Inggris tetap dapat menyuplai dan mengadakan perlawanan di darat secara global selama lebih dari satu dekade. Bala tentara Inggris juga menyokong pemberontak di Spanyol melawan Prancis dalam perang Peninsular pada 1808-1814.
Dilindungi oleh kondisi alam yang menguntungkan serta dibantu dengan pergerakan gerilyawan yang sangat aktif, pasukan Anglo-Portugis ini sukses mengganggu pasukan Prancis selama beberapa tahun. Puncaknya pada 1815, tentara Inggris memainkan peran penting dalam mengalahkan pasukan Napoleon pada pertempuran Waterloo.
Begitu kuatnya Prancis, membuat sejumlah negara, terutama Eropa, membuat kesepakatan koalisi. Tujuannya, menghancurkan Prancis. Sebab, jika tidak dihancurkan, Prancis yang dikomandani Napoleon Bonaparte justru akan menyerang negara-negara tersebut.
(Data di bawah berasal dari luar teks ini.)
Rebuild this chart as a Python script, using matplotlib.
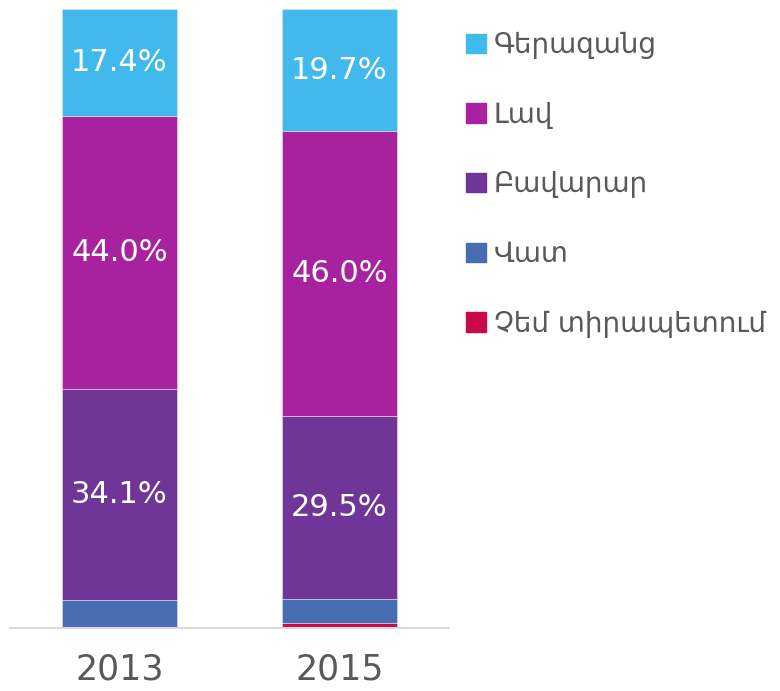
import numpy as np
import matplotlib.pyplot as plt
from matplotlib.patches import Patch

years = ['2013', '2015']
categories = ['Չեմ տիրապետում', 'Վատ', 'Բավարար', 'Լավ', 'Գերազանց']
values = {
    'Չեմ տիրապետում': [0.0, 0.7],
    'Վատ': [4.4, 3.9],
    'Բավարար': [34.1, 29.5],
    'Լավ': [44.0, 46.0],
    'Գերազանց': [17.4, 19.7],
}
labelled = ['Բավարար', 'Լավ', 'Գերազանց']
colors = {
    'Չեմ տիրապետում': '#C8094B',
    'Վատ': '#466DB2',
    'Բավարար': '#6F3698',
    'Լավ': '#A8229F',
    'Գերազանց': '#41B9EC',
}

plt.rcParams['font.family'] = ['DejaVu Sans']

fig = plt.figure(figsize=(7.8, 6.91), dpi=100)
ax = fig.add_axes([9.5 / 780, 1 - 627.5 / 691, 440 / 780, 619.5 / 691])

x = np.arange(len(years))
bottom = np.zeros(len(years))
for cat in categories:
    v = np.array(values[cat])
    ax.bar(x, v, 0.52, bottom=bottom, color=colors[cat],
           edgecolor='#e8e0ee', linewidth=0.4)
    if cat in labelled:
        for xi, b, vi in zip(x, bottom, v):
            ax.text(xi, b + vi / 2, f'{vi:.1f}%', ha='center', va='center',
                    color='white', fontsize=22)
    bottom += v

ax.set_xlim(-0.5, 1.5)
ax.set_ylim(0, 100)
ax.set_yticks([])
ax.set_xticks(x)
ax.set_xticklabels(years, fontsize=25, color='#595959')
ax.tick_params(axis='x', length=0, pad=18)
for s in ['top', 'right', 'left']:
    ax.spines[s].set_visible(False)
ax.spines['bottom'].set_color('#d9d9d9')
ax.spines['bottom'].set_linewidth(1.5)

handles = [Patch(color=colors[c]) for c in categories[::-1]]
leg = fig.legend(handles, categories[::-1], loc='upper left',
                 bbox_to_anchor=(455 / 780, 1 - 20 / 691), frameon=False,
                 fontsize=20, handlelength=0.7, handleheight=0.7,
                 handletextpad=0.3, labelspacing=1.5, borderaxespad=0)
for t in leg.get_texts():
    t.set_color('#595959')

fig.savefig('out.png', dpi=100)
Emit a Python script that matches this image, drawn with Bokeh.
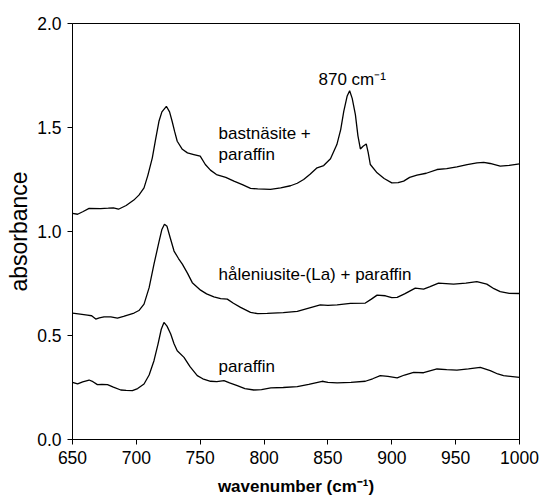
from bokeh.plotting import figure
from bokeh.models import Range1d, FixedTicker, CustomJSTickFormatter, Label
from bokeh.embed import file_html
from bokeh.resources import INLINE

# --- data ---
bast_x = [650, 654, 658, 663, 672, 678, 682, 686, 692, 698, 702, 706, 709, 712.5, 715, 717.7, 720, 723.5, 726, 728, 730, 732, 736, 740, 745, 750, 754, 758, 762.7, 770, 776.4, 783, 789.4, 795, 805, 813, 820.7, 826, 831, 836, 841.5, 846.7, 852, 857, 860, 862.4, 865, 867, 869, 871.5, 873.5, 875.4, 877.5, 880, 881.5, 883.2, 888.5, 894, 900, 905, 909.3, 914, 919.7, 927, 935.4, 943, 951, 959, 966.7, 972, 977, 984.9, 992, 1000]
bast_y = [1.087, 1.083, 1.095, 1.111, 1.11, 1.112, 1.114, 1.107, 1.125, 1.151, 1.175, 1.21, 1.27, 1.354, 1.44, 1.53, 1.575, 1.602, 1.575, 1.53, 1.48, 1.434, 1.395, 1.378, 1.37, 1.362, 1.322, 1.295, 1.274, 1.26, 1.242, 1.225, 1.207, 1.205, 1.203, 1.21, 1.22, 1.232, 1.25, 1.275, 1.306, 1.317, 1.35, 1.418, 1.49, 1.578, 1.65, 1.677, 1.64, 1.562, 1.46, 1.397, 1.41, 1.421, 1.38, 1.322, 1.282, 1.255, 1.234, 1.235, 1.242, 1.26, 1.271, 1.28, 1.298, 1.302, 1.311, 1.322, 1.33, 1.332, 1.327, 1.314, 1.318, 1.325]

hal_x = [650, 656, 661.7, 665, 668.2, 671, 674.7, 680, 685.2, 690, 698.2, 702, 706, 710, 713.8, 717.7, 720, 722, 724, 726.5, 729.5, 733, 736, 740, 743.8, 750.3, 755, 760.7, 766, 771.2, 776, 781.6, 789.4, 795, 802.5, 815, 826, 835, 844, 850, 857.2, 867.6, 879.3, 884, 888.5, 895, 900, 904.2, 910, 918.4, 924.9, 930, 936.6, 948.4, 958, 966.6, 974.4, 980, 984.9, 992, 1000]
hal_y = [0.608, 0.603, 0.598, 0.595, 0.579, 0.585, 0.590, 0.590, 0.584, 0.592, 0.608, 0.62, 0.651, 0.73, 0.843, 0.95, 1.01, 1.035, 1.025, 0.97, 0.906, 0.87, 0.843, 0.80, 0.754, 0.718, 0.70, 0.686, 0.677, 0.675, 0.655, 0.635, 0.611, 0.605, 0.606, 0.61, 0.616, 0.632, 0.647, 0.645, 0.647, 0.654, 0.656, 0.675, 0.694, 0.691, 0.682, 0.683, 0.70, 0.728, 0.723, 0.735, 0.752, 0.747, 0.752, 0.759, 0.747, 0.725, 0.711, 0.703, 0.702]

par_x = [650, 654, 658, 663, 666, 669.5, 673, 677.4, 682, 687.8, 692, 696.9, 701, 706, 710, 713.8, 717, 719.5, 721.6, 724, 726.9, 729.5, 732, 737.3, 742, 747.7, 752, 758.1, 763, 768.6, 773, 779, 785, 792, 798, 805.3, 815, 826, 835, 845.5, 850, 857.2, 868, 879.3, 885, 891, 897, 904.2, 910, 917.1, 924.9, 935.4, 943, 951, 960, 969.3, 977.1, 983, 987.5, 1000]
par_y = [0.275, 0.267, 0.277, 0.286, 0.278, 0.264, 0.265, 0.264, 0.252, 0.238, 0.236, 0.235, 0.245, 0.267, 0.31, 0.379, 0.46, 0.53, 0.563, 0.545, 0.507, 0.46, 0.427, 0.395, 0.35, 0.307, 0.292, 0.28, 0.278, 0.283, 0.272, 0.259, 0.245, 0.238, 0.24, 0.248, 0.25, 0.254, 0.265, 0.28, 0.275, 0.272, 0.275, 0.28, 0.292, 0.307, 0.303, 0.296, 0.31, 0.323, 0.321, 0.339, 0.336, 0.334, 0.34, 0.347, 0.331, 0.315, 0.307, 0.299]

x_ticks = [650, 700, 750, 800, 850, 900, 950, 1000]
y_ticks = [0.0, 0.5, 1.0, 1.5, 2.0]

label_texts = ["bastnäsite +", "paraffin", "håleniusite-(La) + paraffin", "paraffin", "870 cm⁻¹"]
label_x = [764.4, 764.4, 764.4, 764.4, 842.6]
label_y = [1.469, 1.370, 0.795, 0.352, 1.733]

FONT = "Liberation Sans"

p = figure(width=540, height=502, output_backend="svg", toolbar_location=None,
           x_range=Range1d(650, 1000), y_range=Range1d(0, 2.0),
           min_border_left=72, min_border_right=21, min_border_top=23, min_border_bottom=63)
p.grid.visible = False
p.outline_line_color = "black"
p.outline_line_width = 1
p.background_fill_color = "white"
p.border_fill_color = "white"

for xs, ys in [(bast_x, bast_y), (hal_x, hal_y), (par_x, par_y)]:
    p.line(xs, ys, line_color="black", line_width=1.3)

p.xaxis.ticker = FixedTicker(ticks=x_ticks)
p.yaxis.ticker = FixedTicker(ticks=y_ticks)
p.yaxis.formatter = CustomJSTickFormatter(code="return tick.toFixed(1);")
for ax in (p.xaxis[0], p.yaxis[0]):
    ax.minor_tick_line_color = None
    ax.major_tick_out = 5
    ax.major_tick_in = 0
    ax.major_label_text_font = FONT
    ax.major_label_text_font_size = "17.5px"
    ax.major_label_text_color = "black"
    ax.major_label_standoff = 6
    ax.axis_label_text_font = FONT
    ax.axis_label_text_color = "black"
    ax.axis_line_color = "black"
    ax.major_tick_line_color = "black"

p.xaxis.axis_label = "wavenumber (cm⁻¹)"
p.xaxis.axis_label_text_font_style = "bold"
p.xaxis.axis_label_text_font_size = "17px"
p.xaxis.axis_label_standoff = 10
p.yaxis.axis_label = "absorbance"
p.yaxis.axis_label_text_font_style = "normal"
p.yaxis.axis_label_text_font_size = "23px"
p.yaxis.axis_label_standoff = 2

for txt, lx, ly in zip(label_texts, label_x, label_y):
    p.add_layout(Label(x=lx, y=ly, text=txt, text_font=FONT, text_font_size="17px",
                       text_color="black", text_baseline="alphabetic", text_align="left"))

open("out.html", "w").write(file_html(p, INLINE))
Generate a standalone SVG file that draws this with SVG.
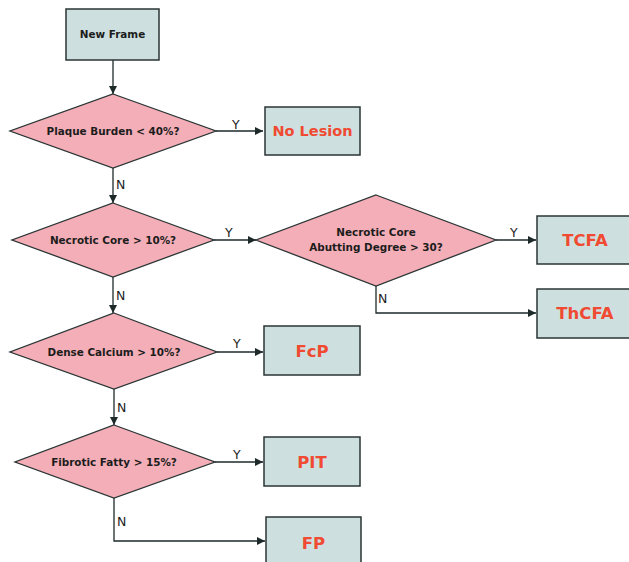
<svg xmlns="http://www.w3.org/2000/svg" width="629" height="562" viewBox="0 0 629 562">
<defs>
<marker id="ah" viewBox="0 0 10 10" refX="10" refY="5" markerWidth="8" markerHeight="8" markerUnits="userSpaceOnUse" orient="auto">
<path d="M0,0 L10,5 L0,10 Z" fill="#1e2a2a"/>
</marker>
<style>
.box{fill:#cde0df;stroke:#2a3434;stroke-width:1.5}
.dia{fill:#f4aeb7;stroke:#2a3434;stroke-width:1.3}
.q{font-family:"DejaVu Sans",Verdana,sans-serif;font-weight:bold;font-size:10.4px;fill:#1c1c1c;text-anchor:middle}
.r{font-family:"DejaVu Sans",Verdana,sans-serif;font-weight:bold;font-size:16.5px;fill:#f04a32;text-anchor:middle}
.yn{font-family:"DejaVu Sans",Verdana,sans-serif;font-size:12.5px;fill:#1c1c1c}
.c{fill:none;stroke:#1e2a2a;stroke-width:1.3;marker-end:url(#ah)}
</style>
</defs>
<rect width="629" height="562" fill="#ffffff"/>
<g id="connectors">
<path class="c" d="M113,60 V94"/>
<path class="c" d="M216,131 H263"/>
<path class="c" d="M113,168 V203"/>
<path class="c" d="M214,240 H256"/>
<path class="c" d="M496,240 H536"/>
<path class="c" d="M376,286 V313 H536"/>
<path class="c" d="M113,277 V313"/>
<path class="c" d="M217,352 H263"/>
<path class="c" d="M114,389 V425"/>
<path class="c" d="M215,462 H263"/>
<path class="c" d="M114,498 V541 H265"/>
<text class="yn" x="232" y="129">Y</text>
<text class="yn" x="116" y="189">N</text>
<text class="yn" x="225" y="237">Y</text>
<text class="yn" x="510" y="237">Y</text>
<text class="yn" x="378" y="303">N</text>
<text class="yn" x="116" y="300">N</text>
<text class="yn" x="233" y="348">Y</text>
<text class="yn" x="117" y="412">N</text>
<text class="yn" x="233" y="459">Y</text>
<text class="yn" x="117" y="526">N</text>
</g>
<g id="new-frame">
<rect class="box" x="66" y="9" width="93" height="51"/>
<text class="q" x="112.5" y="38">New Frame</text>
</g>
<g id="q-plaque">
<polygon class="dia" points="113,94 216,131 113,168 10,131"/>
<text class="q" x="113" y="134.5">Plaque Burden &lt; 40%?</text>
</g>
<g id="no-lesion">
<rect class="box" x="265" y="107" width="95" height="48"/>
<text class="r" x="312.5" y="136" style="font-size:14.5px">No Lesion</text>
</g>
<g id="q-necrotic">
<polygon class="dia" points="113,203 214,240 113,277 12,240"/>
<text class="q" x="113" y="243.5">Necrotic Core &gt; 10%?</text>
</g>
<g id="q-abutting">
<polygon class="dia" points="376,195 496,240 376,286 256,240"/>
<text class="q" x="376" y="236">Necrotic Core</text>
<text class="q" x="376" y="251">Abutting Degree &gt; 30?</text>
</g>
<g id="tcfa">
<rect class="box" x="537" y="216" width="100" height="48"/>
<text class="r" x="585" y="246">TCFA</text>
</g>
<g id="thcfa">
<rect class="box" x="537" y="289" width="100" height="49"/>
<text class="r" x="585" y="319">ThCFA</text>
</g>
<g id="q-calcium">
<polygon class="dia" points="114,313 217,352 114,389 10,352"/>
<text class="q" x="114" y="355.5">Dense Calcium &gt; 10%?</text>
</g>
<g id="fcp">
<rect class="box" x="264" y="326" width="96" height="49"/>
<text class="r" x="312" y="356.5">FcP</text>
</g>
<g id="q-fibrotic">
<polygon class="dia" points="114,425 215,462 114,498 15,462"/>
<text class="q" x="114" y="465.5">Fibrotic Fatty &gt; 15%?</text>
</g>
<g id="pit">
<rect class="box" x="264" y="437" width="96" height="49"/>
<text class="r" x="312" y="467.5">PIT</text>
</g>
<g id="fp">
<rect class="box" x="266" y="517" width="95" height="50"/>
<text class="r" x="313.5" y="549">FP</text>
</g>
</svg>
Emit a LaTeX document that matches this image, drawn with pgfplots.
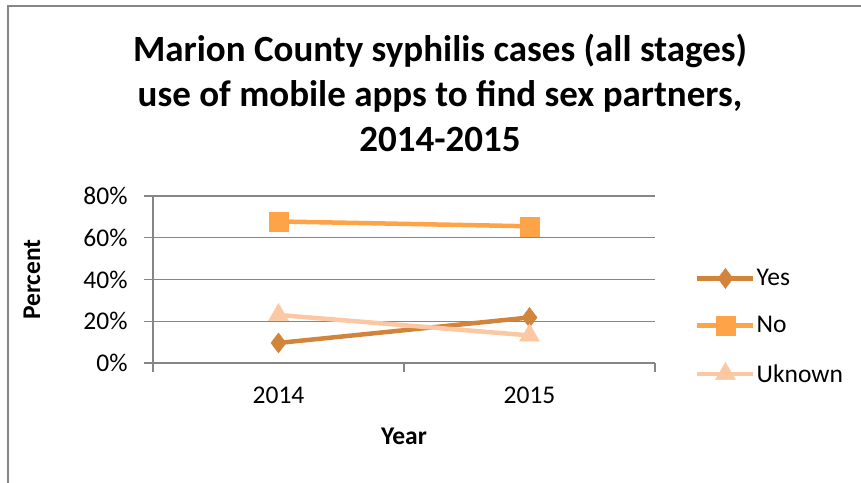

Napoleon menjadi monster perang.
Usaha untuk menghancurkan Republik Prancis ini dimulai pada 1792, ketika Austria, Kerajaan Sardinia, Kerajaan Napoli, Prusia, Spanyol, dan Kerajaan Britania Raya membentuk koalisi pertama. Dengan ditetapkan undang-undang Prancis yang baru, termasuk wajib militer secara serentak (levée en masse), pembaruan sistem militer dan perang secara total, memberikan kontribusi bagi kemenangan Prancis atas koalisi pertama.
Perang berakhir ketika Austria dituntut oleh Napoleon menerima syarat-syarat dalam perjanjian Campo Formio. Kerajaan Britania Raya menjadi satu-satunya kerajaan yang tersisa dari koalisi pertama yang memerangi Prancis sampai tahun 1797.
Koalisi kedua dibentuk pada 1798, yang terdiri atas beberapa kerajaan: Austria, Britania Raya, Kerajaan Napoli, Kesultanan Utsmaniyah, Negara Kepausan, Portugal, dan Rusia. Napoleon Bonaparte, sang arsitek utama kemenangan Prancis pada tahun lalu atas koalisi pertama, melancarkan aksi militer ke Mesir. Beberapa ilmuwan diikutsertakan dalam ekspedisi ini, termasuk Jean Baptiste Joseph Fourier dan Jean-Francois Champollion.